§ **INSTRUCTION**:
Give back the entire listing verbatim.

§ **DATASET SECTION**:
--------

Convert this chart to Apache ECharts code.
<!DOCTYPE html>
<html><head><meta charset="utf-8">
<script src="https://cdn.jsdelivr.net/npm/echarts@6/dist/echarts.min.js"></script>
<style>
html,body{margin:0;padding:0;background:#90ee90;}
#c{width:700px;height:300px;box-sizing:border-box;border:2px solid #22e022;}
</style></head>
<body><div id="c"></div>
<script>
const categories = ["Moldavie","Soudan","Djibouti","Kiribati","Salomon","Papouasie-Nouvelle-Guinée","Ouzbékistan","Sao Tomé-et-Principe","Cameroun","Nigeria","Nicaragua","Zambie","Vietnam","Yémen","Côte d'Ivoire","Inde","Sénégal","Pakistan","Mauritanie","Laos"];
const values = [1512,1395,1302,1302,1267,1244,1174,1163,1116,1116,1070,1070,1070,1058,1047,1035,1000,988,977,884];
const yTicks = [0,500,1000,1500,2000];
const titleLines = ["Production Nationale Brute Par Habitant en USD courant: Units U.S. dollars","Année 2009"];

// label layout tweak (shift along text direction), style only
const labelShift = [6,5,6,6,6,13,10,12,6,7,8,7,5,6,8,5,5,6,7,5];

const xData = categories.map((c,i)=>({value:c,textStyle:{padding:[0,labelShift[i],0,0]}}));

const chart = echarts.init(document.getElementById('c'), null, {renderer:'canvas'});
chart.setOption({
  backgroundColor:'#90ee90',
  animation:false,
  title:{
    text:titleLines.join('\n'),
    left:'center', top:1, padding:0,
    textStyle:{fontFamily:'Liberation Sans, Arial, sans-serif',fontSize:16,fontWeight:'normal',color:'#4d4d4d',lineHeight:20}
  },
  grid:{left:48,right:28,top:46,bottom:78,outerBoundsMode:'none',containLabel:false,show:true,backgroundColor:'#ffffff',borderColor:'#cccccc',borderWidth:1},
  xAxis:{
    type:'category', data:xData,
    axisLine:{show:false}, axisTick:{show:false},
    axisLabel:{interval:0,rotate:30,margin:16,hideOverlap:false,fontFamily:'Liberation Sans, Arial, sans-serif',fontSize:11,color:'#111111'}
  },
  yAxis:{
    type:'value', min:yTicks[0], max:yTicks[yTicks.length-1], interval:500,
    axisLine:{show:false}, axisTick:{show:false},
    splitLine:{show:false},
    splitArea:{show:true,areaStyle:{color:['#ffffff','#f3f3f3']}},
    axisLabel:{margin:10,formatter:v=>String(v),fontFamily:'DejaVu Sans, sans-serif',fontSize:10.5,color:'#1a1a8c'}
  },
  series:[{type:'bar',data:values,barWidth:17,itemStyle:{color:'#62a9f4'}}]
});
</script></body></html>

--------

§ **WRITTEN ANSWER**:
Convert this chart to Apache ECharts code.
<!DOCTYPE html>
<html><head><meta charset="utf-8">
<script src="https://cdn.jsdelivr.net/npm/echarts@6/dist/echarts.min.js"></script>
<style>
html,body{margin:0;padding:0;background:#90ee90;}
#c{width:700px;height:300px;box-sizing:border-box;border:2px solid #22e022;}
</style></head>
<body><div id="c"></div>
<script>
const categories = ["Moldavie","Soudan","Djibouti","Kiribati","Salomon","Papouasie-Nouvelle-Guinée","Ouzbékistan","Sao Tomé-et-Principe","Cameroun","Nigeria","Nicaragua","Zambie","Vietnam","Yémen","Côte d'Ivoire","Inde","Sénégal","Pakistan","Mauritanie","Laos"];
const values = [1512,1395,1302,1302,1267,1244,1174,1163,1116,1116,1070,1070,1070,1058,1047,1035,1000,988,977,884];
const yTicks = [0,500,1000,1500,2000];
const titleLines = ["Production Nationale Brute Par Habitant en USD courant: Units U.S. dollars","Année 2009"];

// label layout tweak (shift along text direction), style only
const labelShift = [6,5,6,6,6,13,10,12,6,7,8,7,5,6,8,5,5,6,7,5];

const xData = categories.map((c,i)=>({value:c,textStyle:{padding:[0,labelShift[i],0,0]}}));

const chart = echarts.init(document.getElementById('c'), null, {renderer:'canvas'});
chart.setOption({
  backgroundColor:'#90ee90',
  animation:false,
  title:{
    text:titleLines.join('\n'),
    left:'center', top:1, padding:0,
    textStyle:{fontFamily:'Liberation Sans, Arial, sans-serif',fontSize:16,fontWeight:'normal',color:'#4d4d4d',lineHeight:20}
  },
  grid:{left:48,right:28,top:46,bottom:78,outerBoundsMode:'none',containLabel:false,show:true,backgroundColor:'#ffffff',borderColor:'#cccccc',borderWidth:1},
  xAxis:{
    type:'category', data:xData,
    axisLine:{show:false}, axisTick:{show:false},
    axisLabel:{interval:0,rotate:30,margin:16,hideOverlap:false,fontFamily:'Liberation Sans, Arial, sans-serif',fontSize:11,color:'#111111'}
  },
  yAxis:{
    type:'value', min:yTicks[0], max:yTicks[yTicks.length-1], interval:500,
    axisLine:{show:false}, axisTick:{show:false},
    splitLine:{show:false},
    splitArea:{show:true,areaStyle:{color:['#ffffff','#f3f3f3']}},
    axisLabel:{margin:10,formatter:v=>String(v),fontFamily:'DejaVu Sans, sans-serif',fontSize:10.5,color:'#1a1a8c'}
  },
  series:[{type:'bar',data:values,barWidth:17,itemStyle:{color:'#62a9f4'}}]
});
</script></body></html>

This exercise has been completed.